== YOUR GOAL ==
Exactly the lines from the line containing "Emit a Python" through the line containing "y_ticks = [48, 50, 52, 54, 56, 58]" are to be echoed, with both included and pictures left out.

== RECORDS FOR THE EXERCISE ==

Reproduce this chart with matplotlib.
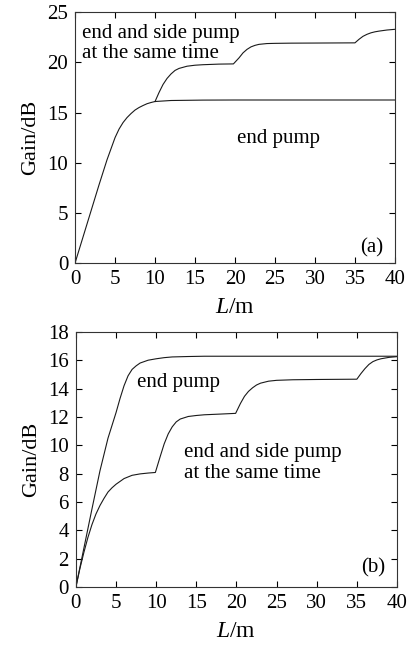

===
== RECORDS FOR THE EXERCISE ==

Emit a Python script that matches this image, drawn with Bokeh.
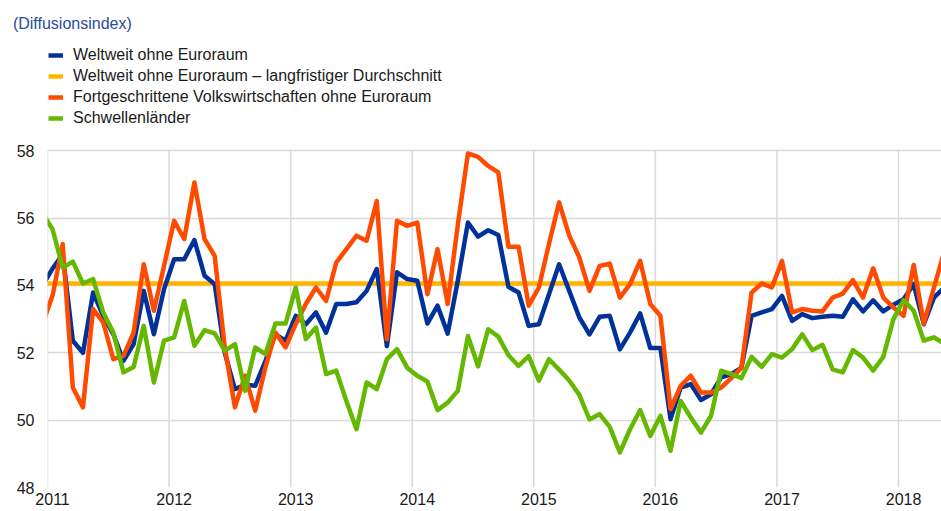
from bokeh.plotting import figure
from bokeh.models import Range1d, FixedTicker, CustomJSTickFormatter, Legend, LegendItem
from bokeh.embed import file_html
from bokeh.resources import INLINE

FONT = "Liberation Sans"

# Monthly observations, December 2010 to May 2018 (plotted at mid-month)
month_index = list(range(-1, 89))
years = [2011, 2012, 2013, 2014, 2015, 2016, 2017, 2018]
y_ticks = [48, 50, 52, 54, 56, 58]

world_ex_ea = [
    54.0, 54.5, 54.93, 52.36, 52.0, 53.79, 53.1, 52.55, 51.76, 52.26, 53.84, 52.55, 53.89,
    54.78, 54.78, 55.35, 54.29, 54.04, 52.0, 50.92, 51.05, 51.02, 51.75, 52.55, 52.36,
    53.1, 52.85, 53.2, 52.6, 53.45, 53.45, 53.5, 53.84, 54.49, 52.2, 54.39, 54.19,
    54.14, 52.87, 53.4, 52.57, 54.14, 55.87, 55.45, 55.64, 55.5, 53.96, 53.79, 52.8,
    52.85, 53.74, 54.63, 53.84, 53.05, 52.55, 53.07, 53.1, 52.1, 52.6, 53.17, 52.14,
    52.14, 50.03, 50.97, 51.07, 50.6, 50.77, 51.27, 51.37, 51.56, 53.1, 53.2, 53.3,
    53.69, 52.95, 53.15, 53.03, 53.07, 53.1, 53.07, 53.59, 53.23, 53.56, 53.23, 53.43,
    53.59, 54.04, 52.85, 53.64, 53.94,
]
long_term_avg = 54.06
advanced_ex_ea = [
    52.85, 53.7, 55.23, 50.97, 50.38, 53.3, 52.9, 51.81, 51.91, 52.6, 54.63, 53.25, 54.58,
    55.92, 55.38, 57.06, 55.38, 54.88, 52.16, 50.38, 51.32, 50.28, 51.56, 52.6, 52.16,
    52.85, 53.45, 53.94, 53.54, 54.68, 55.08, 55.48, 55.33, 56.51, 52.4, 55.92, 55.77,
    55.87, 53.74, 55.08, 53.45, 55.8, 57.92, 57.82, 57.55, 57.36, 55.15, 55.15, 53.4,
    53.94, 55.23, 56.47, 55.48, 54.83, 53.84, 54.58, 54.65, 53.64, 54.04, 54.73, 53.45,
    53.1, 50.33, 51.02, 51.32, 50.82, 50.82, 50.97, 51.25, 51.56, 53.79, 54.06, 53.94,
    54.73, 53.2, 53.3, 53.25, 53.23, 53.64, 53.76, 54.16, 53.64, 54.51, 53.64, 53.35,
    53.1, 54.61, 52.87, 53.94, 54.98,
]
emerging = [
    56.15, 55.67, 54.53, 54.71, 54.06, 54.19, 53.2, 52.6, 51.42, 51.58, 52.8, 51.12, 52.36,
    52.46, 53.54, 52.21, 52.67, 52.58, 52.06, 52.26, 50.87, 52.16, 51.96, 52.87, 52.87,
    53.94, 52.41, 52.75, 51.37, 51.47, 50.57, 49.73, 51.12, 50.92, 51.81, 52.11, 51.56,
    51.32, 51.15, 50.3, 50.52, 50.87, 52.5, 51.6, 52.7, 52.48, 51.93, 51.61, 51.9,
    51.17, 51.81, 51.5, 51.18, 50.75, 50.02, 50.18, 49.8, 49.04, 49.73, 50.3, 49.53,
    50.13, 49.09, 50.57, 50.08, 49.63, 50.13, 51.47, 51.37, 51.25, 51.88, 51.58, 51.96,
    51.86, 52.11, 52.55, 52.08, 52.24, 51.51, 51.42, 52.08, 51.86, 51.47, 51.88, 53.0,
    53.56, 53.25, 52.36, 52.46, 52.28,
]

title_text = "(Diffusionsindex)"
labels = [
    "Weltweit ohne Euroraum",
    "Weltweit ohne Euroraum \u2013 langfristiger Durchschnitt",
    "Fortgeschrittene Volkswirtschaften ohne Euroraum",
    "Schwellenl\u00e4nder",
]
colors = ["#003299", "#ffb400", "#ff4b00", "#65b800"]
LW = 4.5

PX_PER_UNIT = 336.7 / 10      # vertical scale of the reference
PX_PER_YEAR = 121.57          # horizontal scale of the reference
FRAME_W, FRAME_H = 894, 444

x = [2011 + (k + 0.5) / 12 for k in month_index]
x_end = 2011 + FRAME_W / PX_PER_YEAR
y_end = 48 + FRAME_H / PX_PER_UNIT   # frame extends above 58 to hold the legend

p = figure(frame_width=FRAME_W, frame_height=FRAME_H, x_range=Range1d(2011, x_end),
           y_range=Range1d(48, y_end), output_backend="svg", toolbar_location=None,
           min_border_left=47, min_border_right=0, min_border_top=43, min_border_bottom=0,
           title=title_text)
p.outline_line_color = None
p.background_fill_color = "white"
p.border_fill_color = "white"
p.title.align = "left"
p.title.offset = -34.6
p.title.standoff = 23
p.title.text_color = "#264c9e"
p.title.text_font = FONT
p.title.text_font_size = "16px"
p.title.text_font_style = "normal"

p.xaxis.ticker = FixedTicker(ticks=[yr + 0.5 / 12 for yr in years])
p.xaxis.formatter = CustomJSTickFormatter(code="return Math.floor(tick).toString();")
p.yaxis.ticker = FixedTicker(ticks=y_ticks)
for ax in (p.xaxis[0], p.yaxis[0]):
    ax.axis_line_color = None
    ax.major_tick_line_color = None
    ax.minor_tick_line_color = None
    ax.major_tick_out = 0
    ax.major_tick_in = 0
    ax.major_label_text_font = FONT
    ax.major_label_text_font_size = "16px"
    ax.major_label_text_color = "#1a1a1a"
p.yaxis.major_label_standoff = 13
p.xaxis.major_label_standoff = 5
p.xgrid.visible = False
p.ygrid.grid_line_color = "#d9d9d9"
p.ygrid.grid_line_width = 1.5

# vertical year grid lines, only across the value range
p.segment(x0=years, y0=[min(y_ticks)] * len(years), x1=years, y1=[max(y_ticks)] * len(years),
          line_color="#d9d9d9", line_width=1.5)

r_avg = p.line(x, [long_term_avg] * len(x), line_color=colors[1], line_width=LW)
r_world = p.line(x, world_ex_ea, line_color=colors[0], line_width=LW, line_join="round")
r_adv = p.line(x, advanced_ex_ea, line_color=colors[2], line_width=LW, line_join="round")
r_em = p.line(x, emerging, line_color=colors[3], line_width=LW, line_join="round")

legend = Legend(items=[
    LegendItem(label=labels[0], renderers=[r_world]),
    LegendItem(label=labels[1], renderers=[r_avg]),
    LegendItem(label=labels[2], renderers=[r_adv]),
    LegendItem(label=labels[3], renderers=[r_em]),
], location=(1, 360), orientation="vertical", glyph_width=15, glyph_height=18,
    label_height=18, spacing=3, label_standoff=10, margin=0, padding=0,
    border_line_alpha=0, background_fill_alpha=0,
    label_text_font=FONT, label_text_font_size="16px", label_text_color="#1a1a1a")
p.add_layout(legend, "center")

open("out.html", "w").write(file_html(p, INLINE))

===
== RECORDS FOR THE EXERCISE ==

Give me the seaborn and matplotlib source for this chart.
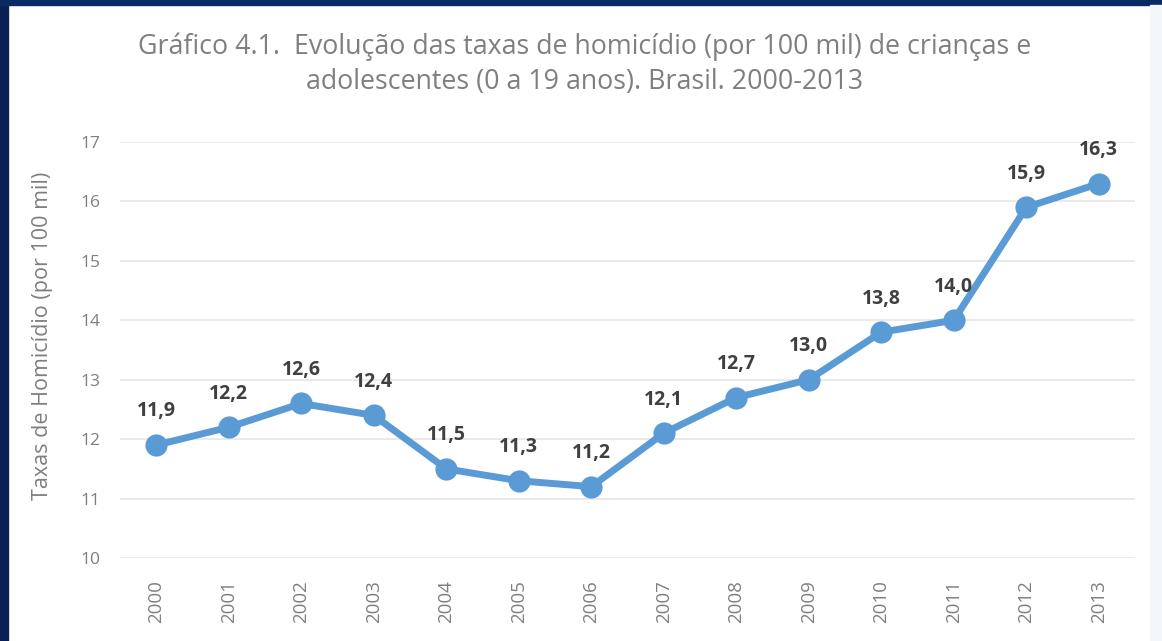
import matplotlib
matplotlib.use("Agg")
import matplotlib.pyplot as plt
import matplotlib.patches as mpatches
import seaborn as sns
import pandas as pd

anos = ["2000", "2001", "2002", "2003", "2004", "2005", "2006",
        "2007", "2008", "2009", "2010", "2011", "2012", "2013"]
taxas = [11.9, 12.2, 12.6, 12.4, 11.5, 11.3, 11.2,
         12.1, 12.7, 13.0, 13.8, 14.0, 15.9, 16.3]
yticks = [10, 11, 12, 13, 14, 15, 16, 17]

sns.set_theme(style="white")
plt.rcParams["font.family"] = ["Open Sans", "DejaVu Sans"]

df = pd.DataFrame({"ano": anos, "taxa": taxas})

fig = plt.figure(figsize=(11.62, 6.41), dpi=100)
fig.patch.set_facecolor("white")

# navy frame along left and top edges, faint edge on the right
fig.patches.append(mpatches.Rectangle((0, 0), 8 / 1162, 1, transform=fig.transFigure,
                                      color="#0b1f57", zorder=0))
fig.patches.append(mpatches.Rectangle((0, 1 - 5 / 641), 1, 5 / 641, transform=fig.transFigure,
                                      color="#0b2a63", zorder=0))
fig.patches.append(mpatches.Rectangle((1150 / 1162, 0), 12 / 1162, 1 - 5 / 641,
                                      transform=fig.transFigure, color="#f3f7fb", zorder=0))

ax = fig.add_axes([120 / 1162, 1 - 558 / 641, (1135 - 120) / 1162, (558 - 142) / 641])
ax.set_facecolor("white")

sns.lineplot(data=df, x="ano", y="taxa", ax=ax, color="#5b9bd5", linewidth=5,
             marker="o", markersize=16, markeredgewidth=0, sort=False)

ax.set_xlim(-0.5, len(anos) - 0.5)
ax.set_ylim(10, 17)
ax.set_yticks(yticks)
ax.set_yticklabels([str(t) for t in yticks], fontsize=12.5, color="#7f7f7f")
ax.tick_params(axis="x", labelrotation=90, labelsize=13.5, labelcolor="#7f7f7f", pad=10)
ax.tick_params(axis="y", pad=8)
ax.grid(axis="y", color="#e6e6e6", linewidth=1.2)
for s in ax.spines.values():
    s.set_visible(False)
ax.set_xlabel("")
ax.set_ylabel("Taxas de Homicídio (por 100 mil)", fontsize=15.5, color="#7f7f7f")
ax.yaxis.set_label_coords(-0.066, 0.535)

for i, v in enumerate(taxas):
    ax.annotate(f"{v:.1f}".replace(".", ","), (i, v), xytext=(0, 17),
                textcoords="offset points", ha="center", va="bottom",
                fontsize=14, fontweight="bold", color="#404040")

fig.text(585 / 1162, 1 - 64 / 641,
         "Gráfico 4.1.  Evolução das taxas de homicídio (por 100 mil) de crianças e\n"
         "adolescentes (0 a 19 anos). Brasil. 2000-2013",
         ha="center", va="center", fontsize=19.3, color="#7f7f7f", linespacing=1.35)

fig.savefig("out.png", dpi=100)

===

== FULL SOLUTION ==
Emit a Python script that matches this image, drawn with Bokeh.
from bokeh.plotting import figure
from bokeh.models import Range1d, FixedTicker, CustomJSTickFormatter, Legend, LegendItem
from bokeh.embed import file_html
from bokeh.resources import INLINE

FONT = "Liberation Sans"

# Monthly observations, December 2010 to May 2018 (plotted at mid-month)
month_index = list(range(-1, 89))
years = [2011, 2012, 2013, 2014, 2015, 2016, 2017, 2018]
y_ticks = [48, 50, 52, 54, 56, 58]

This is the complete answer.